Question

I have the following dictionary in Python:

myDic = {}
myDic['username'] = 'smith44'
myDic['password'] = '123'
myDic['email'] = 'smith@gmail.com'

I want to turn this into:

username = 'smith44'
password = '123'
email = 'smith@gmail.com'

so that I can directly use username, password and email directly in one of my latter methods.
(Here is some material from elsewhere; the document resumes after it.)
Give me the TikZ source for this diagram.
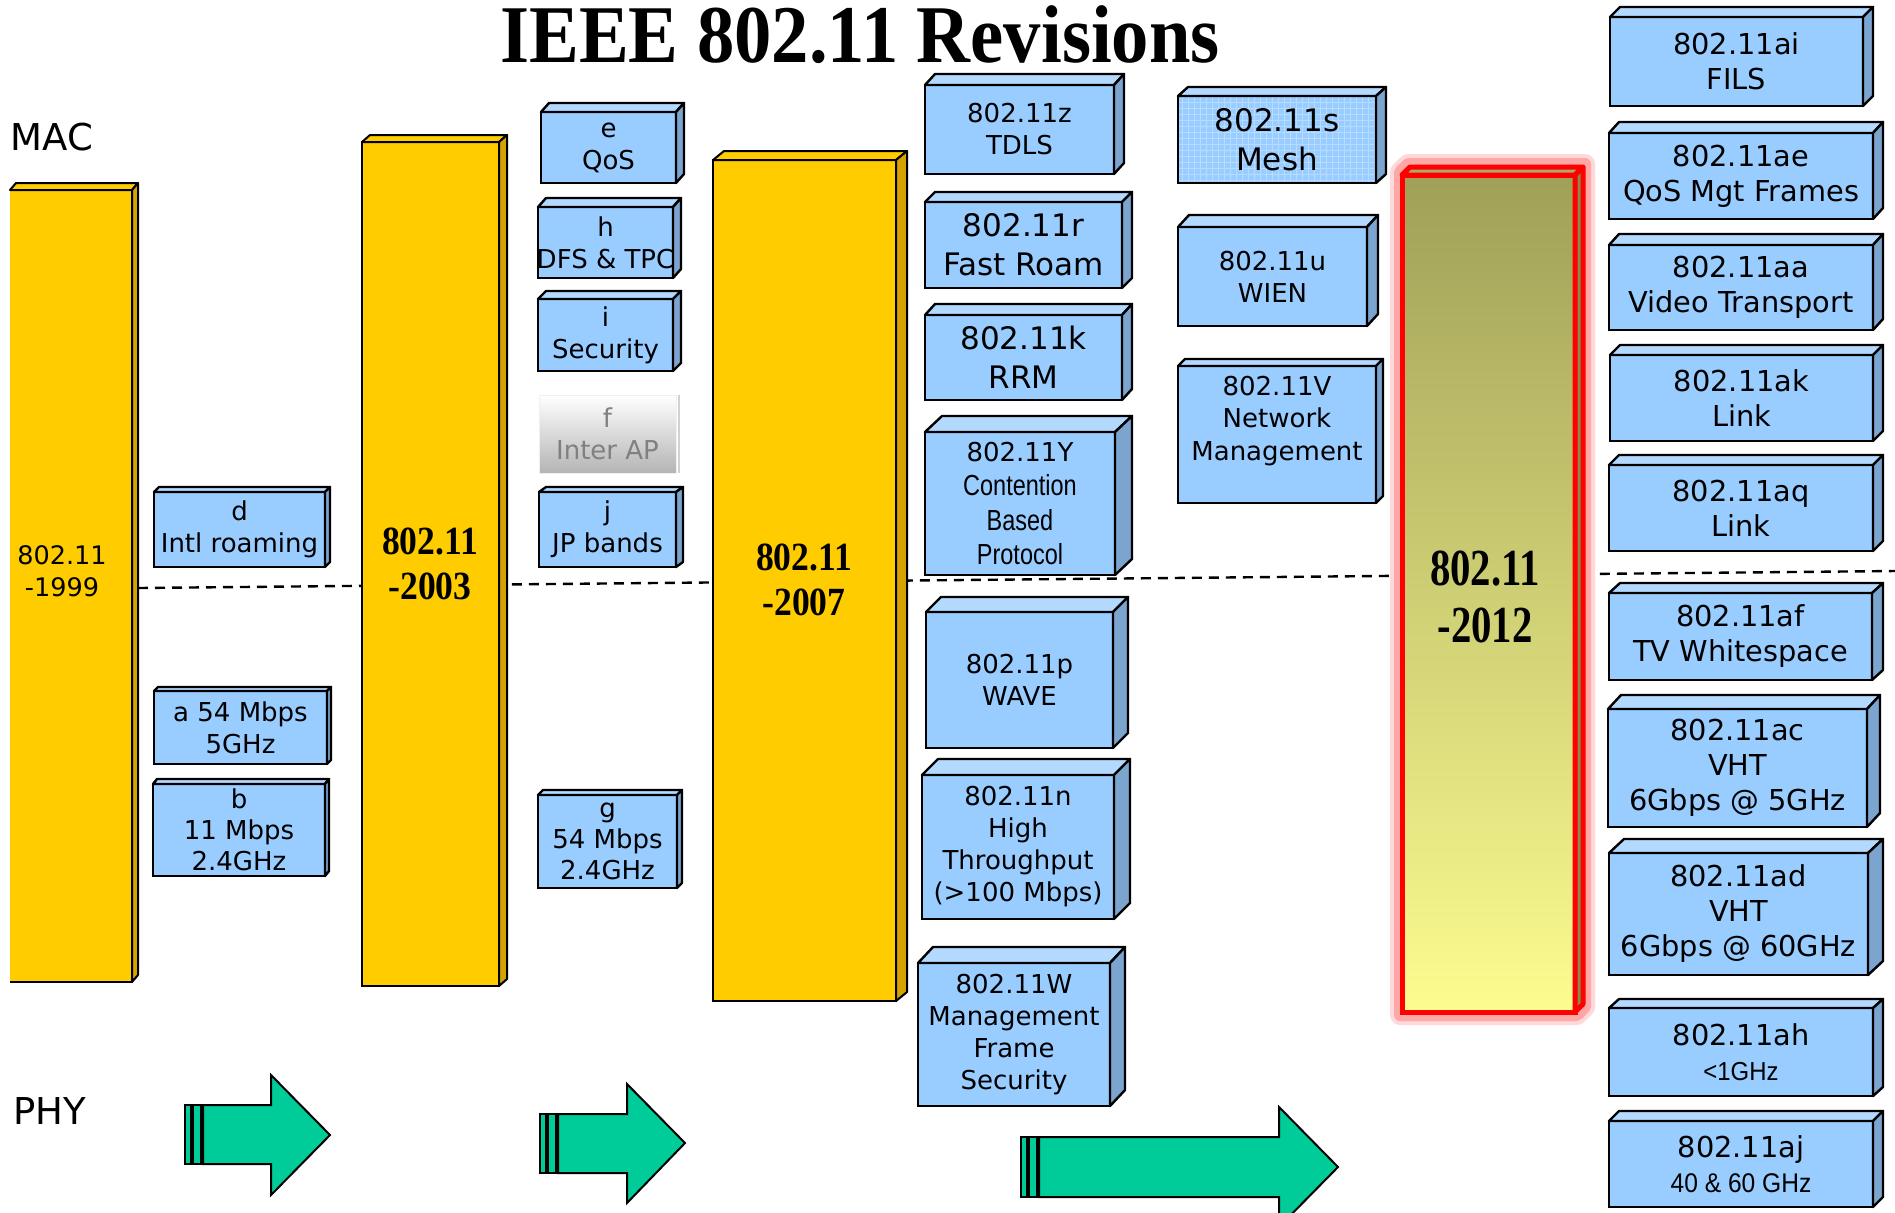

I know I can use the dictionary but I need to do it this way for the sake of compatibility.

Again, what I need to do here is turn every dictionary key into a seperate attribute that will take the value of its corresponding dictionary value.

UPDATE To further support what I need to do, here is what I've done so far:

    for key, value in myDic.iteritems():
        exec("%s = " "'""%s""'" % (key, value))
Was it helpful?

Solution

If you really really need to do this:

>>> d = {}
>>> d['test'] = "foo"
>>> locals().update(d)
>>> test
'foo'

But if I were you, I'd try to find a different way of solving the problem you're trying to solve instead of automatically adding variables to your local namespace. There's almost always a way around this mess.

OTHER TIPS

you will get string in attribute = value format using str.join

In [12]: ", ".join(["%s = %s" % (k, v) for k,v in myDic.items()])
Out[12]: 'username = smith44, password = 123, email = smith@gmail.com'

In [13]: myDic.items()
Out[13]: [('username', 'smith44'), ('password', '123'), ('email', 'smith@gmail.com')]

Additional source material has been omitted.